The loss of 594,000 jobs in April is the biggest monthly decline in employment on record, far surpassing the previous record of 74,900 jobs in November 1992.
While the official ABS jobless rate climbed by one percentage point to reach 6.2 per cent, the number of jobs lost, and mass layoffs, paints a much starker picture of the impact of Covid-19 on job security and the broader economy.
But the impact of job losses on the property market is uncertain at best. In its April financial stability review, the Reserve Bank said that while the pandemic would impact the turnover of housing stock, it “remains unclear how this will affect residential property prices”.
The bank’s chief executive Matt Comyn said that a second lockdown could worsen joblessness and put the housing market under significant pressure.
University of Sydney research fellow and economist Cameron Murray points out that unemployment is not helpful in predicting house price movements.
“The last time we had similar unemployment numbers, Sydney house prices increased 13 per cent the next year,” Murray said.

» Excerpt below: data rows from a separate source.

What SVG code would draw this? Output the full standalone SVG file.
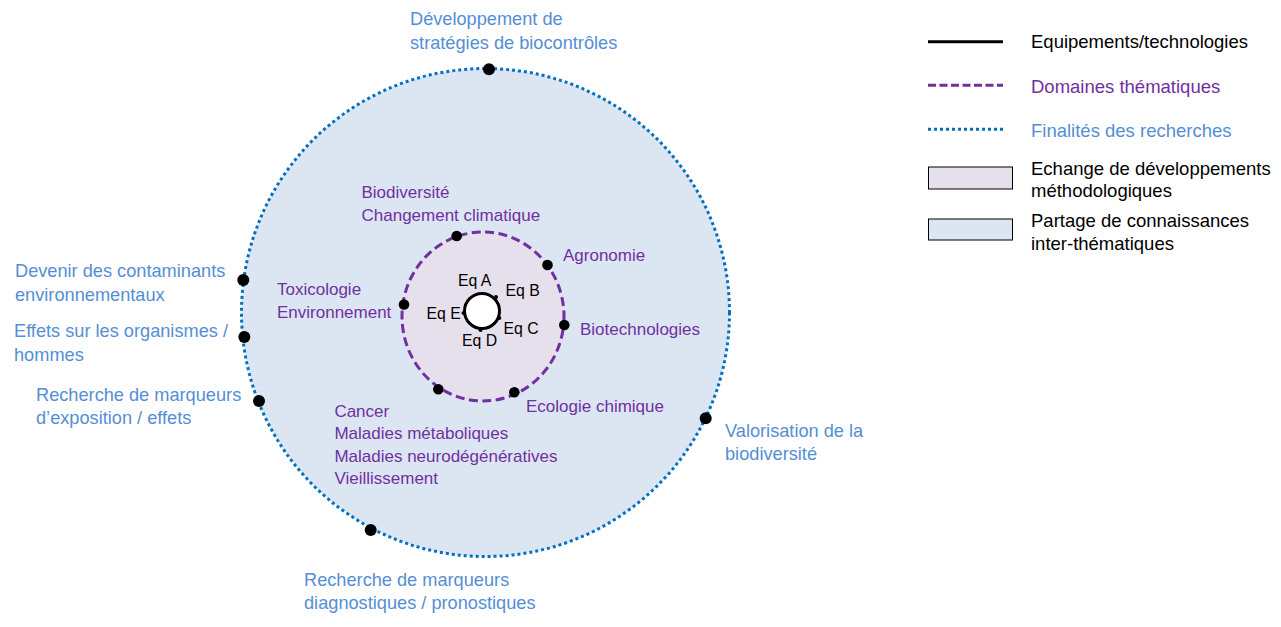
<svg xmlns="http://www.w3.org/2000/svg" width="1281" height="627" viewBox="0 0 1281 627">
<style>
text{font-family:"Liberation Sans",Arial,sans-serif}
.o{fill:#558ED5;font-size:18.2px}
.p{fill:#7030A0;font-size:17px}
.k{fill:#000;font-size:15.8px}
.l{font-size:18.5px}
.dot{fill:#000}
.outer{fill:#DCE6F2;stroke:#0070C0;stroke-width:3;stroke-dasharray:3 3}
.inner{fill:#E6E0EC;stroke:#7030A0;stroke-width:3;stroke-dasharray:9 4.5}
</style>
<rect width="1281" height="627" fill="#fff"/>
<g id="outer-ring">
<circle class="outer" cx="485.5" cy="312.5" r="244"/>
<circle class="dot" cx="489" cy="69.3" r="6"/>
<circle class="dot" cx="243.3" cy="280" r="6"/>
<circle class="dot" cx="244.3" cy="337" r="6"/>
<circle class="dot" cx="259" cy="401" r="6"/>
<circle class="dot" cx="705.7" cy="418.3" r="6"/>
<circle class="dot" cx="370.7" cy="530" r="6"/>
</g>
<g id="inner-ring">
<ellipse class="inner" cx="483" cy="316.5" rx="81" ry="84.5"/>
<circle class="dot" cx="456.7" cy="236" r="5.3"/>
<circle class="dot" cx="547.5" cy="265" r="5.3"/>
<circle class="dot" cx="404" cy="304.5" r="5.3"/>
<circle class="dot" cx="564.3" cy="325" r="5.3"/>
<circle class="dot" cx="438.3" cy="389.3" r="5.3"/>
<circle class="dot" cx="514.3" cy="392.3" r="5.3"/>
</g>
<g id="core">
<circle cx="482" cy="311" r="17.5" fill="#fff" stroke="#000" stroke-width="3"/>
<circle class="dot" cx="496" cy="297" r="2"/>
<circle class="dot" cx="499.3" cy="318" r="2"/>
<circle class="dot" cx="480.5" cy="330" r="2"/>
<circle class="dot" cx="463.5" cy="313" r="2"/>
<text class="k" x="458" y="286">Eq A</text>
<text class="k" x="505.5" y="296">Eq B</text>
<text class="k" x="503.5" y="334">Eq C</text>
<text class="k" x="462" y="346">Eq D</text>
<text class="k" x="426.5" y="319">Eq E</text>
</g>
<g id="domain-biodiversite"><text class="p" x="361.5" y="197.5">Biodiversité</text><text class="p" x="361.5" y="220.5">Changement climatique</text></g>
<g id="domain-agronomie"><text class="p" x="563" y="260.5">Agronomie</text></g>
<g id="domain-toxicologie"><text class="p" x="277" y="295">Toxicologie</text><text class="p" x="277" y="318">Environnement</text></g>
<g id="domain-biotech"><text class="p" x="580" y="335">Biotechnologies</text></g>
<g id="domain-ecologie"><text class="p" x="526" y="411.7">Ecologie chimique</text></g>
<g id="domain-sante">
<text class="p" x="334.4" y="416.7">Cancer</text>
<text class="p" x="334.4" y="439.3">Maladies métaboliques</text>
<text class="p" x="334.4" y="461.7">Maladies neurodégénératives</text>
<text class="p" x="334.4" y="484">Vieillissement</text>
</g>
<g id="fin-biocontrole"><text class="o" x="410" y="25">Développement de</text><text class="o" x="410" y="48.5">stratégies de biocontrôles</text></g>
<g id="fin-contaminants"><text class="o" x="15" y="277.3">Devenir des contaminants</text><text class="o" x="15" y="300.7">environnementaux</text></g>
<g id="fin-effets"><text class="o" x="14" y="337.3">Effets sur les organismes /</text><text class="o" x="14" y="360.7">hommes</text></g>
<g id="fin-exposition"><text class="o" x="36" y="400.7">Recherche de marqueurs</text><text class="o" x="36" y="424">d’exposition / effets</text></g>
<g id="fin-diagnostic"><text class="o" x="304" y="585.7">Recherche de marqueurs</text><text class="o" x="304" y="609">diagnostiques / pronostiques</text></g>
<g id="fin-valorisation"><text class="o" x="725" y="436.7">Valorisation de la</text><text class="o" x="725" y="460">biodiversité</text></g>
<g id="legend">
<line x1="928" y1="41.7" x2="1003" y2="41.7" stroke="#000" stroke-width="3"/>
<text class="l" x="1031" y="48.3" fill="#000">Equipements/technologies</text>
<line x1="928" y1="85.3" x2="1003" y2="85.3" stroke="#7030A0" stroke-width="3" stroke-dasharray="8 3.5"/>
<text class="l" x="1031" y="93.3" fill="#7030A0">Domaines thématiques</text>
<line x1="928" y1="129.3" x2="1003" y2="129.3" stroke="#0070C0" stroke-width="3" stroke-dasharray="3 3"/>
<text class="l" x="1031" y="137.3" fill="#558ED5">Finalités des recherches</text>
<rect x="928.5" y="167" width="84" height="22" fill="#E6E0EC" stroke="#000" stroke-width="1"/>
<text class="l" x="1031" y="175" fill="#000">Echange de développements</text>
<text class="l" x="1031" y="197.3" fill="#000">méthodologiques</text>
<rect x="928.5" y="219" width="84" height="21" fill="#DCE6F2" stroke="#000" stroke-width="1"/>
<text class="l" x="1031" y="227.3" fill="#000">Partage de connaissances</text>
<text class="l" x="1031" y="250" fill="#000">inter-thématiques</text>
</g>
</svg>
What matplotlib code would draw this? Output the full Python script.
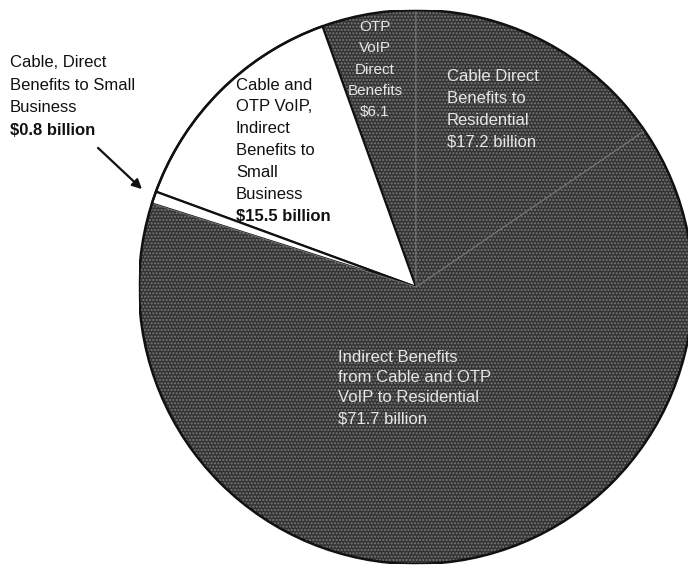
import matplotlib
matplotlib.use("Agg")
import matplotlib.pyplot as plt
from matplotlib.patches import Circle

plt.rcParams['font.family'] = ['Liberation Sans', 'DejaVu Sans']

# Data (billions of dollars), counter-clockwise from 12 o'clock
categories = [
    "OTP VoIP Direct Benefits",
    "Cable and OTP VoIP, Indirect Benefits to Small Business",
    "Cable, Direct Benefits to Small Business",
    "Indirect Benefits from Cable and OTP VoIP to Residential",
    "Cable Direct Benefits to Residential",
]
values = [6.1, 15.5, 0.8, 71.7, 17.2]
colors = ["#333333", "#ffffff", "#ffffff", "#333333", "#333333"]

W, H = 688, 573
fig = plt.figure(figsize=(W / 100, H / 100), dpi=100)
cx, cy, R = 416, 287, 277
ax = fig.add_axes([(cx - R) / W, (H - cy - R) / H, 2 * R / W, 2 * R / H])

wedges, _ = ax.pie(values, colors=colors, startangle=90, counterclock=True,
                   radius=1.0, wedgeprops=dict(edgecolor="#111111", linewidth=1.6))
ax.set_xlim(-1, 1)
ax.set_ylim(-1, 1)
ax.set_aspect('equal')
ax.axis('off')
for w, c in zip(wedges, colors):
    if c != "#ffffff":
        w.set_hatch('.....')
        w.set_edgecolor('#7a7a7a')
        w.set_linewidth(0.6)
ax.add_patch(Circle((0, 0), 1.0, fill=False, edgecolor='#111111', linewidth=1.8))


def P(px, py):
    return (px - cx) / R, (cy - py) / R


def lines(px, ys, texts, fs, color, ha='left', bold_last=False):
    for i, (y, t) in enumerate(zip(ys, texts)):
        bold = bold_last and i == len(texts) - 1
        ax.text(*P(px, y), t, ha=ha, va='center', fontsize=fs, color=color,
                fontweight='bold' if bold else 'normal', clip_on=False)


dark_txt = '#111111'
light_txt = '#e6e6e6'

# Left annotation
lines(10, [62, 85, 107, 130],
      ["Cable, Direct", "Benefits to Small", "Business", "$0.8 billion"],
      12, dark_txt, bold_last=True)
ax.annotate("", xy=P(144, 191), xytext=P(96, 146),
            arrowprops=dict(arrowstyle='-|>', color='#111111', lw=1.6,
                            mutation_scale=14), annotation_clip=False)

# White slice label
lines(236, [85, 106, 128, 150, 172, 194, 216],
      ["Cable and", "OTP VoIP,", "Indirect", "Benefits to", "Small", "Business",
       "$15.5 billion"], 12, dark_txt, bold_last=True)

# Dark slice labels
lines(375, [27, 48, 70, 91, 112],
      ["OTP", "VoIP", "Direct", "Benefits", "$6.1"], 11, light_txt, ha='center')
lines(447, [76, 98, 120, 142],
      ["Cable Direct", "Benefits to", "Residential", "$17.2 billion"], 12, light_txt)
lines(338, [357, 378, 398, 419],
      ["Indirect Benefits", "from Cable and OTP", "VoIP to Residential",
       "$71.7 billion"], 12, light_txt)

fig.savefig("out.png", dpi=100, facecolor='white')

Murray said that reports of an uptick in enquiry and increasing investor interest means that it is hard to know which way prices will go.
“Don’t dismiss the possibility of a sharp boost in house prices over 2020.
“If foreign buyers come back into the market then we are in for a multi-year property upswing.”
With anecdotal evidence that there has been an increase in enquiries—Australia’s largest residential developer Stockland has reported a boost—there’s also reports of a surge in demand from Chinese buyers.
“Australia has so far managed the pandemic well and looks even more appealing to foreign buyers than in the past,” Juwai IQI executive chairman Georg Chmiel said.
“We still have strong demand from Chinese buyers for Australian property.”
Meanwhile, the sale of new homes fell to record lows in April, declining 22.8 per cent over the month according to the Housing Industry Association’s sales figures.
HIA chief economist Tim Reardon said that falling sales has pushed project cancellations to more than four times the typical rate.
“During shocks such as the GFC or the 2018 credit squeeze, the cancellation rate peaked at 17 per cent.
“In net terms, this equates to a contraction of more than 50 per cent in the volume of new building work, [which] will be felt in the second half of 2020.”